REQUIREMENT » Check each line of the listing for the string "this", then state how many lines have it. Only the number is wanted.
** BEGIN **
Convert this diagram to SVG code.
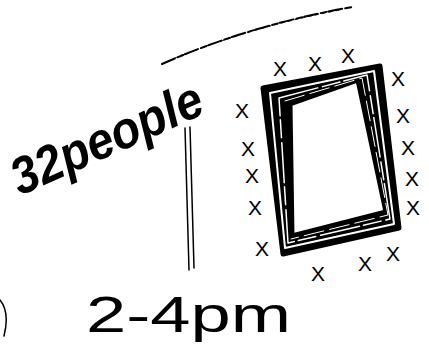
<svg xmlns="http://www.w3.org/2000/svg" width="429" height="349" viewBox="0 0 429 349">
<style>
.ink{fill:none;stroke:#000;stroke-linecap:round;stroke-linejoin:round}
.gap{fill:none;stroke:#fff;stroke-linecap:round;stroke-linejoin:round}
.hand{font-family:"Liberation Sans",Arial,sans-serif;fill:#000}
.x{font-family:"Liberation Sans",Arial,sans-serif;font-size:21px;fill:#000;text-anchor:middle}
</style>
<rect width="429" height="349" fill="#fff"/>
<g id="curve">
<path class="ink" d="M162 64 Q250 25 352 7" stroke-width="2" stroke-dasharray="14 3 6 2"/>
<path class="ink" d="M175 58 Q255 26 340 10" stroke-width="1" stroke-dasharray="3 4"/>
</g>
<g id="label-people">
<text class="hand" x="20" y="196" font-size="52" font-style="italic" font-weight="bold" transform="rotate(-24 20 196)" textLength="205" lengthAdjust="spacingAndGlyphs">32people</text>
</g>
<g id="pole">
<path class="ink" d="M185 128 L189 270" stroke-width="1.5"/>
<path class="ink" d="M190 127 L194 268" stroke-width="1.5"/>
</g>
<g id="frame">
<path d="M263 88 L380 66 L399 228 L283 254 Z M290 104 L358 80 L386 212 L292 236 Z" fill="#000" fill-rule="evenodd" stroke="#000" stroke-width="5" stroke-linejoin="round"/>
<path class="gap" d="M270 93 L374 71 L394 224 L285 248 Z" stroke-width="2"/>
<path class="gap" d="M279 98 L367 75 L390 219 L288 243 Z" stroke-width="1.5" stroke-dasharray="40 5 18 4"/>
<path class="gap" d="M285 101 L362 78 L388 215 L291 239" stroke-width="1" stroke-dasharray="20 6"/>
</g>
<g id="people">
<text class="x" x="280" y="76">X</text>
<text class="x" x="315" y="71">X</text>
<text class="x" x="348" y="63">X</text>
<text class="x" x="398" y="86">X</text>
<text class="x" x="403" y="123">X</text>
<text class="x" x="408" y="155">X</text>
<text class="x" x="412" y="186">X</text>
<text class="x" x="413" y="215">X</text>
<text class="x" x="242" y="118">X</text>
<text class="x" x="248" y="156">X</text>
<text class="x" x="252" y="183">X</text>
<text class="x" x="255" y="215">X</text>
<text class="x" x="262" y="256">X</text>
<text class="x" x="318" y="281">X</text>
<text class="x" x="365" y="271">X</text>
<text class="x" x="393" y="261">X</text>
</g>
<g id="label-time">
<text class="hand" x="86" y="332" font-size="50" textLength="205" lengthAdjust="spacingAndGlyphs">2-4pm</text>
</g>
<g id="edge-mark">
<path class="ink" d="M0 300 Q10 312 4 336" stroke-width="1.5"/>
</g>
</svg>
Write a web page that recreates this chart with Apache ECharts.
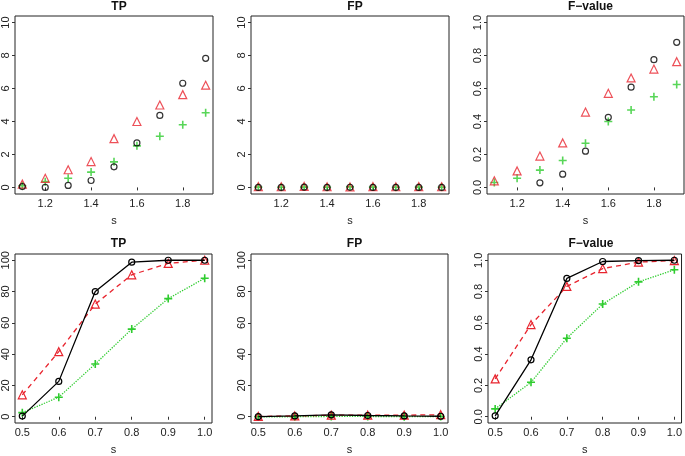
<!DOCTYPE html>
<html><head><meta charset="utf-8">
<script src="https://cdn.jsdelivr.net/npm/echarts@6/dist/echarts.min.js"></script>
<style>html,body{margin:0;padding:0;background:#fff}#c{width:685px;height:456px}</style>
</head><body><div id="c"></div>
<script>
var sTop = [1.1,1.2,1.3,1.4,1.5,1.6,1.7,1.8,1.9];
var sBot = [0.5,0.6,0.7,0.8,0.9,1.0];

var tpTopBlack = [0.05,0.0,0.12,0.42,1.25,2.7,4.37,6.32,7.83];
var tpTopRed   = [0.2,0.55,1.07,1.57,2.96,4.0,5.0,5.63,6.2];
var tpTopGreen = [0.1,0.35,0.56,0.93,1.55,2.52,3.1,3.8,4.53];

var fpTopBlack = [0.0,0.0,0.02,0.0,0.01,0.0,0.0,0.0,0.0];
var fpTopRed   = [0.05,0.04,0.06,0.04,0.03,0.05,0.04,0.05,0.04];
var fpTopGreen = [0.02,0.01,0.02,0.01,0.03,0.02,0.01,0.02,0.01];

var fTopBlack = [null,null,0.028,0.08,0.22,0.425,0.608,0.775,0.88];
var fTopRed   = [0.04,0.10,0.19,0.27,0.457,0.571,0.664,0.718,0.763];
var fTopGreen = [0.03,0.056,0.105,0.163,0.268,0.40,0.47,0.55,0.624];

var tpBotBlack = [0.4,22.6,80,98.8,100,100];
var tpBotRed   = [14,41.6,72,90.7,98,100];
var tpBotGreen = [2.6,12.5,33.7,56,75.5,88.5];

var fpBotBlack = [0.1,0.5,1.2,0.8,0.5,0.3];
var fpBotRed   = [0.2,0.5,1.0,1.0,1.0,1.3];
var fpBotGreen = [0.0,0.0,0.2,0.2,0.0,0.2];

var fBotBlack = [0.006,0.364,0.884,0.992,0.998,1.0];
var fBotRed   = [0.242,0.589,0.833,0.947,0.988,0.998];
var fBotGreen = [0.05,0.22,0.502,0.72,0.862,0.939];

var titles = ['TP','FP','F\u2212value','TP','FP','F\u2212value'];
var xTicksTop = [1.2,1.4,1.6,1.8];
var xTicksBot = [0.5,0.6,0.7,0.8,0.9,1.0];
var yTicksCount = [0,2,4,6,8,10];
var yTicksFrac = [0,0.2,0.4,0.6,0.8,1.0];
var yTicksPct = [0,20,40,60,80,100];

var BLACK='#000000', RED='#e8242e', GREEN='#2ecc2e';
var PLUS='path://M0,5L10,5M5,0L5,10';

var grids = [
  {left:15,top:16,width:198,height:178},
  {left:251,top:16,width:198,height:178},
  {left:487,top:16,width:197,height:178},
  {left:15,top:254,width:197,height:177},
  {left:251,top:254,width:197,height:177},
  {left:488,top:254,width:196,height:177}
];

function pairs(xs, ys){ return xs.map(function(x,i){ return [x, ys[i]]; }); }

var fontFam = 'Liberation Sans, Arial, sans-serif';
var xAxes = [], yAxes = [], series = [], titleArr = [];
for (var i=0;i<6;i++){
  var isTop = i<3;
  var xt = isTop ? xTicksTop : xTicksBot;
  xAxes.push({
    type:'value', gridIndex:i,
    min: isTop ? 1.068 : 0.48, max: isTop ? 1.932 : 1.02,
    name:'s', nameLocation:'middle', nameGap: 21,
    nameTextStyle:{fontSize:11, color:'#222', fontFamily:fontFam},
    axisLine:{show:false}, splitLine:{show:false},
    axisTick:{show:true, inside:false, length:3, customValues:xt, lineStyle:{color:'#333'}},
    axisLabel:{fontSize:11, color:'#222', margin:4, fontFamily:fontFam, customValues:xt,
      formatter:function(v){ return (+v).toFixed(1); }}
  });
  var yt, ymin, ymax, fmt;
  if (i===0||i===1){ yt=yTicksCount; ymin=-0.4; ymax=10.4; fmt=function(v){return String(Math.round(v));}; }
  else if (i===2||i===5){ yt=yTicksFrac; ymin=-0.04; ymax=1.04; fmt=function(v){return (+v).toFixed(1);}; }
  else { yt=yTicksPct; ymin=-4; ymax=104; fmt=function(v){return String(Math.round(v));}; }
  yAxes.push({
    type:'value', gridIndex:i, min:ymin, max:ymax,
    axisLine:{show:false}, splitLine:{show:false},
    axisTick:{show:true, inside:false, length:3, customValues:yt, lineStyle:{color:'#333'}},
    axisLabel:{fontSize:11, color:'#222', margin:4, rotate:90, fontFamily:fontFam, customValues:yt, formatter:fmt}
  });
  titleArr.push({
    text: titles[i],
    left: grids[i].left + grids[i].width/2, top: isTop ? -4 : 233, textAlign:'center',
    textStyle:{fontSize:12, fontWeight:'bold', color:'#111', fontFamily:fontFam}
  });
}

function mk(idx, xs, ys, color, kind, lineType){
  var sym = kind==='c' ? 'circle' : (kind==='t' ? 'triangle' : PLUS);
  var size = kind==='c' ? 6 : 8;
  var s = {
    type: lineType ? 'line' : 'scatter',
    xAxisIndex: idx, yAxisIndex: idx,
    data: pairs(xs, ys),
    symbol: sym, symbolSize: size,
    itemStyle:{color:'rgba(0,0,0,0)', borderColor:color, borderWidth: kind==='p'?1.6:1.2},
    z: kind==='c'?4:3,
    silent:true, animation:false
  };
  if (lineType){
    s.showSymbol = true;
    s.connectNulls = false;
    s.lineStyle = {color:color, width:1.3, type:lineType};
    s.emphasis = {disabled:true};
  }
  return s;
}

series.push(mk(0,sTop,tpTopGreen,GREEN,'p'));
series.push(mk(0,sTop,tpTopRed,RED,'t'));
series.push(mk(0,sTop,tpTopBlack,BLACK,'c'));
series.push(mk(1,sTop,fpTopGreen,GREEN,'p'));
series.push(mk(1,sTop,fpTopRed,RED,'t'));
series.push(mk(1,sTop,fpTopBlack,BLACK,'c'));
series.push(mk(2,sTop,fTopGreen,GREEN,'p'));
series.push(mk(2,sTop,fTopRed,RED,'t'));
series.push(mk(2,sTop,fTopBlack,BLACK,'c'));

series.push(mk(3,sBot,tpBotGreen,GREEN,'p','dotted'));
series.push(mk(3,sBot,tpBotRed,RED,'t',[5,4]));
series.push(mk(3,sBot,tpBotBlack,BLACK,'c','solid'));
series.push(mk(4,sBot,fpBotGreen,GREEN,'p','dotted'));
series.push(mk(4,sBot,fpBotRed,RED,'t',[5,4]));
series.push(mk(4,sBot,fpBotBlack,BLACK,'c','solid'));
series.push(mk(5,sBot,fBotGreen,GREEN,'p','dotted'));
series.push(mk(5,sBot,fBotRed,RED,'t',[5,4]));
series.push(mk(5,sBot,fBotBlack,BLACK,'c','solid'));

var chart = echarts.init(document.getElementById('c'), null, {renderer:'canvas'});
chart.setOption({
  backgroundColor:'#ffffff',
  animation:false,
  title: titleArr,
  grid: grids.map(function(g){ return {left:g.left, top:g.top, width:g.width, height:g.height, show:true, borderColor:'#222', borderWidth:1, backgroundColor:'transparent', containLabel:false}; }),
  xAxis: xAxes,
  yAxis: yAxes,
  series: series
});
</script>
</body></html>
** END **
EXERCISE OUTPUT » 2